In April, I had the pleasure of attending the Drink Local Wine conference in Baltimore. DLW promotes wines from lesser-known and undiscovered wine regions. After morning seminars, a lunch featuring Maryland wines and a media tasting, the doors were opened to the general public for a Twitter tasting of 40-plus wines from the Old Line State. (More on what a Twitter tasting is in a moment.)

As the crowd shuffled in, to my pleasant surprise I saw about 350 of the youngest faces ever at a wine event. I patrolled the tasting tables on the sixth floor of the B&O Warehouse at Camden Yards and I overheard the most remarkable conversations.

“You have to try that Black Ankle Albariño!”

“No, no, no. Boordy’s Meritage is completely ready to drink now.”

“You don’t think Slack’s sparkler needed a little dosage?”

These “kids,” all well under 30, were having animated, insightful discussions about wine. As I later discovered at a dinner with Whitney Rigsbee, a 26-year-old media relations specialist for Nomacorc, a synthetic cork manufacturer and sponsor of the DLW conference, I was witnessing the rise of the hipster wine-o.

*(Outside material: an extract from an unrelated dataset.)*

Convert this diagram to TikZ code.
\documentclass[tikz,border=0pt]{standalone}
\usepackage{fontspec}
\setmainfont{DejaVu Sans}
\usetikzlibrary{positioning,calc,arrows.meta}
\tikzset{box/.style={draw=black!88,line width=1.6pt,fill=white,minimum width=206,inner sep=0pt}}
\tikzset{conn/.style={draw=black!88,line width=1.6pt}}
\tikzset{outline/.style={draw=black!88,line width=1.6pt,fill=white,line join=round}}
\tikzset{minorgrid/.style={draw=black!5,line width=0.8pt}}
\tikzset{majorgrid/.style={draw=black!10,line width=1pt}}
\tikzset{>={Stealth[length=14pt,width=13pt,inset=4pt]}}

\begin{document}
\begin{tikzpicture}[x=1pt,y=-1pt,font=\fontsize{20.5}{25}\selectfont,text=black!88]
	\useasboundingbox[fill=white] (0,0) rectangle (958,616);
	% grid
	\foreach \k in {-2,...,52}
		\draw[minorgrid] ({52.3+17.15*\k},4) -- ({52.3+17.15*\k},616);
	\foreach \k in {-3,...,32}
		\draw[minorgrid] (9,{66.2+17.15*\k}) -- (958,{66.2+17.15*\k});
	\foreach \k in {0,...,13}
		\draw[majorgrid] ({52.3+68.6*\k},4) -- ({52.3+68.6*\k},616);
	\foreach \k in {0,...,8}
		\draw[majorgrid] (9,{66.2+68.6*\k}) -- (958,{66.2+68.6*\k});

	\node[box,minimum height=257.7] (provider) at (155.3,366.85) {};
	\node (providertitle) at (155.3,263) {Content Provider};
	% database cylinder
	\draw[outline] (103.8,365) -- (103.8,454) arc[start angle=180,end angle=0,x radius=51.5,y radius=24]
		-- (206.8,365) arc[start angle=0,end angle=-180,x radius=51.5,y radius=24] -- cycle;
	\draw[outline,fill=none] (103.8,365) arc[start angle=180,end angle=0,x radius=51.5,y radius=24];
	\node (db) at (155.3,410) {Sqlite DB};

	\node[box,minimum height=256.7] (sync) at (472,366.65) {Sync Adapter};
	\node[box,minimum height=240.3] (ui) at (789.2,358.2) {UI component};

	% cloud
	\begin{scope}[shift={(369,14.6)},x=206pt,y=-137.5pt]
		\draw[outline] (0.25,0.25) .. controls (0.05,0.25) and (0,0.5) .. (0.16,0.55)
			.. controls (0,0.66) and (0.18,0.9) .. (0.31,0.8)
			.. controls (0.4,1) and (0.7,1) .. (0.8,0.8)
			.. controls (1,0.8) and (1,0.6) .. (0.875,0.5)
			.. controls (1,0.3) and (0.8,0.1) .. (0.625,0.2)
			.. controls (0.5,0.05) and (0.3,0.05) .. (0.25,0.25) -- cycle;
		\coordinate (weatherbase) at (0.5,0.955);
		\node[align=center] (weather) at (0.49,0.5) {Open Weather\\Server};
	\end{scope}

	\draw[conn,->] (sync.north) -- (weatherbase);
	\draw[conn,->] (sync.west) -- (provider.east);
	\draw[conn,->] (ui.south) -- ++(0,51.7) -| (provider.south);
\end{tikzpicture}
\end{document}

As opposed to winos, hipster wine-o’s, as Rigsbee describes them, are young, urban professionals who are not necessarily upwardly mobile financially, but very much into life’s finer pleasures, such as exotic coffees, unique foods, craft beers and wine. (Those are her jokes up at the top, BTW). They prefer to be ahead of trends and are very much into social media.

DLW’s Twitter tasting, where tasters tweeted their impressions of the wines (go to #DLW13 and #MDWine to read hundreds of tweets from the conference), trended higher than Kobe Bryant’s ruptured Achilles tendon and Tiger Woods’ illegal ball drop at the Masters. All three events occurred the same weekend. That’s a lot of chatter about Maryland wine.

I wondered out loud, how is it that so many young people are into activities more typically associated with older folk?

Rigsbee speculates hipsters in general like to confound expectations, especially those of older generations. We agreed that after decades of chicken nuggets and juice boxes in the back of the mini-van, hipsters prefer unprocessed, “real” foods and drinks. The term “wine geek” holds no stigma for a hipster wine-o.

As we pushed around tuna tartar and pasta with lamb bolognaise across our plates, we came up with the following checklist that playfully describes hipster wine-o’s. With apologies to Jeff Foxworthy, who definitely is not a hipster because he’d never fit in a pair of skinny jeans, you might be a hipster wine-o if:

You pass on the Two Buck Chuck. Hipster wine-o’s track down single-vineyard releases or wines from Montagnieu, France. (Hey hipsters, check out today’s wine review.) If you can get it at Trader Joe’s or Publix, no thanks.

You ask not where a wine’s grapes are grown, but how they’re grown. Hipsters only order sustainable, organic or biodynamic wines.

Oaky chardonnay is not in your vocabulary.

You have more wine-related bookmarks than you can count and at least seven wine apps for your iPhone. One of those is in a foreign language.

You own an olive oil-treated, vegetable-tanned leather wine carrier for your fixed-gear bike. (Not making this up. Go to www.etsy.com.)

Your Saturday morning ritual is a tasting comparison of coffee beans from Latin America followed by a flight of grenaches from southern France.

You argue with friends over who Instagrammed last night’s bottle of Sancerre the best. (Check out my Instagram of this week’s wine review at WineKulers.com)

You flirt with the sommelier for the sole purpose of getting a taste of the restaurant’s orange wine from Croatia.

I asked Rigsbee if I might be a hipster wine-o? She made it clear that 48-year-olds who try (or really anyone who tries) only end up looking foolish. So, I guess I’ll return those skinny jeans and remain a hipster wine-o at heart.

WINE PICK

2011 Peillot Altesse, Roussette du Bugey, Montagnieu, France

$24

Two Thumbs Way Up

Refreshing floral notes with plentiful aromas of tart citrus and fresh green pepper. Tart citrus fruits and a touch of lemon zest and a raw almond quality balance out delicate mineral and petrol notes.